## BEGIN

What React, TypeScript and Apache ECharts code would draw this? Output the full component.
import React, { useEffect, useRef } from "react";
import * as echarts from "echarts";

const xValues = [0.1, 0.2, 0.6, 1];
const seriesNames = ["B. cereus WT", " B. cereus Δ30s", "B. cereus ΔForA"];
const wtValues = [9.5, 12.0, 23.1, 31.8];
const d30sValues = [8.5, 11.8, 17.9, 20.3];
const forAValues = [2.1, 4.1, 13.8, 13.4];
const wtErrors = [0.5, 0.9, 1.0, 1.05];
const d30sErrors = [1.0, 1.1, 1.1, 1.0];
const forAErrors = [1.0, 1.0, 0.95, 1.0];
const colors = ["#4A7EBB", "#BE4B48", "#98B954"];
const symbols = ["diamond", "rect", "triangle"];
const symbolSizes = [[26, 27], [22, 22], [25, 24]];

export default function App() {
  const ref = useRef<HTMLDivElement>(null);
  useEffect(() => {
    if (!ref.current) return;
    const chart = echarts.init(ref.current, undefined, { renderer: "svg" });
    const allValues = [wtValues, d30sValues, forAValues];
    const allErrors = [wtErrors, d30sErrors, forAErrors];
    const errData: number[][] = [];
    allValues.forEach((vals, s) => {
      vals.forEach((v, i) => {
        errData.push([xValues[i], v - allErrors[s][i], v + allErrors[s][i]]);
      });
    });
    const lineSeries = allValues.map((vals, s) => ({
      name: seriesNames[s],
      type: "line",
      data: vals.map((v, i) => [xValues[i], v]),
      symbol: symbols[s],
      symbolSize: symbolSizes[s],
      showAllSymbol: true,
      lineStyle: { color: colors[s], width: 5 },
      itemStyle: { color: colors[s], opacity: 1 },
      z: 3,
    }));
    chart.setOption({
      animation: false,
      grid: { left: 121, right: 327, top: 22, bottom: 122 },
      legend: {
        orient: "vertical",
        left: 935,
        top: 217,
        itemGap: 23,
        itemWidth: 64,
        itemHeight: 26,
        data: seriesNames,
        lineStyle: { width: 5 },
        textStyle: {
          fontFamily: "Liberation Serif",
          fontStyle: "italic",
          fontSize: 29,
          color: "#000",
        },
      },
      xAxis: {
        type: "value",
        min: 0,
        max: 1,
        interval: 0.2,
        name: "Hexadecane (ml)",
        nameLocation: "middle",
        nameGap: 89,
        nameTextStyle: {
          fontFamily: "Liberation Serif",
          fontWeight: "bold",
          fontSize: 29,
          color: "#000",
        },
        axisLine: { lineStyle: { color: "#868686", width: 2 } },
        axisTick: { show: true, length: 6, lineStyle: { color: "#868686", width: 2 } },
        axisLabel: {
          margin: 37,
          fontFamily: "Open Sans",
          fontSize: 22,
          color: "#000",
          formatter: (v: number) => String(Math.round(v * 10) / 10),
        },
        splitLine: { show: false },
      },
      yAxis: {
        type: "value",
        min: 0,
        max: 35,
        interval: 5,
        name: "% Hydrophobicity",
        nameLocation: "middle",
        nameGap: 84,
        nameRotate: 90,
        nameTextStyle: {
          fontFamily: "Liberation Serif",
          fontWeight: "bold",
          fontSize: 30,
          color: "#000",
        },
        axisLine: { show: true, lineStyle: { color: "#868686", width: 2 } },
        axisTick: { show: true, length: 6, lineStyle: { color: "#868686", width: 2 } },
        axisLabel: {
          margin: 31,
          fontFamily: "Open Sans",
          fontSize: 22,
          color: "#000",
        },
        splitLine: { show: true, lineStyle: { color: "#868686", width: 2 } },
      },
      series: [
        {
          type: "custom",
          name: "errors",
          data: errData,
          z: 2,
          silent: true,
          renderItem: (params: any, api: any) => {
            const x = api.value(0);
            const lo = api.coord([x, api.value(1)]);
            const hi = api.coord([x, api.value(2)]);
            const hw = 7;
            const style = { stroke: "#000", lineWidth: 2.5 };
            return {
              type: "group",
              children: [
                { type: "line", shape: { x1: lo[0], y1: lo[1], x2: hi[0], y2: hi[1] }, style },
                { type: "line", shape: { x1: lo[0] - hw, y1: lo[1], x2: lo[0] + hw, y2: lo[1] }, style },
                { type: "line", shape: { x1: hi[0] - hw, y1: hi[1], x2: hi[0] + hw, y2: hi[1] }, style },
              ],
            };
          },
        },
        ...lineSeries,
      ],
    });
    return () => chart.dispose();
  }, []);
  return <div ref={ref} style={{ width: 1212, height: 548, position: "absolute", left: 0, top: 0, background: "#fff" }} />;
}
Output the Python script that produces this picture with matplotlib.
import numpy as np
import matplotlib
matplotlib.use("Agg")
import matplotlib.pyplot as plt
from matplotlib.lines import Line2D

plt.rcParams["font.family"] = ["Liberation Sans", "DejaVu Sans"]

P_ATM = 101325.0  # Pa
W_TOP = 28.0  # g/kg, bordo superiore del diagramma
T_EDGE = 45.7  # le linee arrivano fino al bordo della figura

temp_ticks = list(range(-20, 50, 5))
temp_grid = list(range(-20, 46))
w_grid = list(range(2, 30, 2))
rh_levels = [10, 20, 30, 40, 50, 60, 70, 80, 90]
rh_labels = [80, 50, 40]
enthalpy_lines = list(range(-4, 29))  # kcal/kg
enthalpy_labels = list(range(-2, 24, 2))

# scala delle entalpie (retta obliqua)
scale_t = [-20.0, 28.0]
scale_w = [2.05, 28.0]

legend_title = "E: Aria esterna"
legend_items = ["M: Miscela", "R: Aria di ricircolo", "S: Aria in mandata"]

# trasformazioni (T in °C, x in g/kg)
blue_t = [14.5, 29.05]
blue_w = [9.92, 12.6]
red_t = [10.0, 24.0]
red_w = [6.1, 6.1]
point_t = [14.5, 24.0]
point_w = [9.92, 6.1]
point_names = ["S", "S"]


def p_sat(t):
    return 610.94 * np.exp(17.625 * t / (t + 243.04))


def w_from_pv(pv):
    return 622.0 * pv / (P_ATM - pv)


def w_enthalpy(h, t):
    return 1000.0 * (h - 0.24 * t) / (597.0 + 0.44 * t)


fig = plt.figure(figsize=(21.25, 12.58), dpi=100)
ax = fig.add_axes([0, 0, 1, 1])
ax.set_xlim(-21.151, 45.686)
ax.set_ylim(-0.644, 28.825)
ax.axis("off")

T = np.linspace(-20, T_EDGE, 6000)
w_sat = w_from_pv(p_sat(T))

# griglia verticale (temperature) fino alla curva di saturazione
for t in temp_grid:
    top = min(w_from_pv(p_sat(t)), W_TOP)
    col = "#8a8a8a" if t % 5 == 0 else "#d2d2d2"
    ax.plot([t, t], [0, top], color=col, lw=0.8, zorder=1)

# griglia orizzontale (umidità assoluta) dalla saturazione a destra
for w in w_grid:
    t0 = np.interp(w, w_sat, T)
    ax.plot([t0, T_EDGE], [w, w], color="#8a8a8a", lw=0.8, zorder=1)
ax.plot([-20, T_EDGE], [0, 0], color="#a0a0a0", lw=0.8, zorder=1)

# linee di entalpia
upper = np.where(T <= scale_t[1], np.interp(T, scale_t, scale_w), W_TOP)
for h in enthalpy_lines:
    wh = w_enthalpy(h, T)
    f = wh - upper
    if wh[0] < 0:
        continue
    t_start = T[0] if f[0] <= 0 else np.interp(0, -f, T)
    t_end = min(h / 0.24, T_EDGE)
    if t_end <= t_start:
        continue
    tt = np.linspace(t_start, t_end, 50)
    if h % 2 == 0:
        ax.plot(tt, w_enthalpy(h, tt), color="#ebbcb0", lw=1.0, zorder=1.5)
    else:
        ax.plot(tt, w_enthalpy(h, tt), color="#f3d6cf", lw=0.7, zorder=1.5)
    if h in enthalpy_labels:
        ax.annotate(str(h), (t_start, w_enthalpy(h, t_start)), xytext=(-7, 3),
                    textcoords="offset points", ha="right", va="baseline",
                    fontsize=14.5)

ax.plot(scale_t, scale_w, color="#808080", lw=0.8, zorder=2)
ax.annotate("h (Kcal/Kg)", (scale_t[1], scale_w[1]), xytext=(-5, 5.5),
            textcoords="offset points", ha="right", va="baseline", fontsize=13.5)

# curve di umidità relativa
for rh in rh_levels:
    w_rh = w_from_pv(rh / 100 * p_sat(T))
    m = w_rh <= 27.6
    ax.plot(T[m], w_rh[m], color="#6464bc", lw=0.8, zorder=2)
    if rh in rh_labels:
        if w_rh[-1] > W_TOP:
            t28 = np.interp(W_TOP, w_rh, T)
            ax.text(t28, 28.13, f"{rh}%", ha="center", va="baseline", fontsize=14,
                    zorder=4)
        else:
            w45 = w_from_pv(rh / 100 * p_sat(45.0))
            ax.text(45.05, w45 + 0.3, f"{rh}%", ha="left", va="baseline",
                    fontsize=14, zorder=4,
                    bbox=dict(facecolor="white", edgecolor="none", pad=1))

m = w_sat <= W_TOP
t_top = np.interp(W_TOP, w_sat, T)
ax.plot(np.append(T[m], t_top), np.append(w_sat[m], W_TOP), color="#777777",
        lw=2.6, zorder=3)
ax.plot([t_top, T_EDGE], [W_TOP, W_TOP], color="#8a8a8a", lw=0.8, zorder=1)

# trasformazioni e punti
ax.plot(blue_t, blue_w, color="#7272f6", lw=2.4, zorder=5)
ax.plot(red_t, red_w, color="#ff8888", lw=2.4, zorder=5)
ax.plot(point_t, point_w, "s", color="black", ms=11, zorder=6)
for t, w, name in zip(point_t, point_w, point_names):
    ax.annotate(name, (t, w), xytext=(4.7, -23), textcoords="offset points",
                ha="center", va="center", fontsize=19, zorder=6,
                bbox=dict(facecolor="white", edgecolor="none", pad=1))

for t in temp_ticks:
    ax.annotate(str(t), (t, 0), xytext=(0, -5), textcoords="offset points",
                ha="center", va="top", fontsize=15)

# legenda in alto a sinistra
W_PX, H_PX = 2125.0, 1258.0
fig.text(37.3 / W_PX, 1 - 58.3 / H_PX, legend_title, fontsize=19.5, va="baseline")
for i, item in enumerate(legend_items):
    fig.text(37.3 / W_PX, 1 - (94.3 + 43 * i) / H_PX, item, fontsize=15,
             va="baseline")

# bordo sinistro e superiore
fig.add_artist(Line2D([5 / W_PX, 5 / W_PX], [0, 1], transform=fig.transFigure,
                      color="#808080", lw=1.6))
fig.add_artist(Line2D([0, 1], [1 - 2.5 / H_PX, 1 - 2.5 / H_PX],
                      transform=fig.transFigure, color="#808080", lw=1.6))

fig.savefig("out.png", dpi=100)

## END

▶ **EXERCISE DESCRIPTION**
Produce the lines from the top of the listing through the "import * as" line exactly as they appear, with no additional output.

▶ **RESPONSE BELOW**
What React, TypeScript and Apache ECharts code would draw this? Output the full component.
import React, { useEffect, useRef } from "react";
import * as echarts from "echarts";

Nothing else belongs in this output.